For the retrospective poet of "Autobiographical," there was a time when the quality of perceptual experience was overwhelmingly intense; never was he more alive than in childhood.  But the "shades of the prison-house" (Wordsworth's phrase) of diminished perceptual intensity eventually close upon the growing boy.  There is a "dying-off," an inevitable "wandering away / From home and the familiar," and a painful realization of the irrecoverability of what has been lost.  Wordsworth says that nothing can "bring back the hour / Of splendour in the grass, of glory in the flower"; Klein is equally insistent that "no other day" is ever like the day that seemed "immortal" because of the perceptual intensity of "the first flowering of senses five."
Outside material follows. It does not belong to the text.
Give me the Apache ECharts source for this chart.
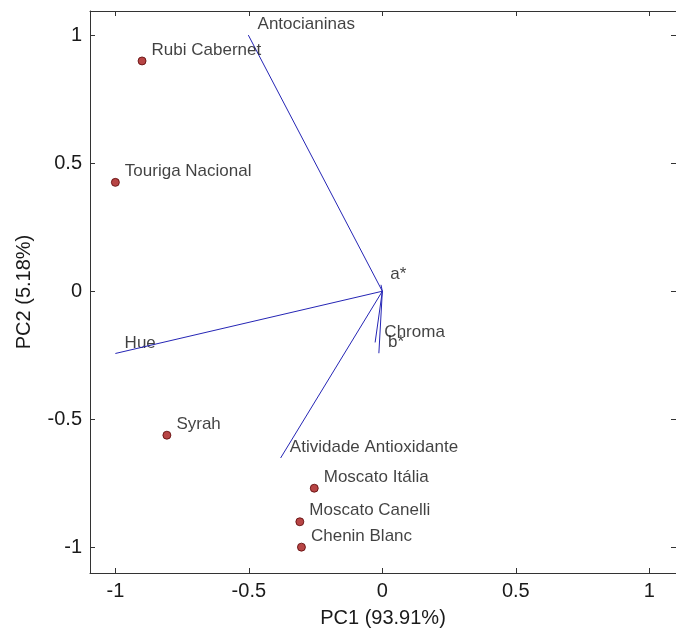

     The last stanza of "Autobiographical" is concerned with a possible recompense for the loss of these childhood intensities.  Klein (1909-1972) was no old man fatuously intent on reminiscence when he wrote the poem: he was in his early thirties, the same age as Wordsworth was when he wrote the Intimations Ode.  The speakers of both poems confront the inexorable realities of the life cycle, and both eventually find essentially the same consolation (though what is rhetorically explicit in Wordsworth's ode is subtly implicit in Klein's recollection): recompense for the loss of early freshness is found in the recovery through memory of a felt sense of "What was so fugitive" (Wordsworth's phrase) — the perceptually intense experiences "of nonage days."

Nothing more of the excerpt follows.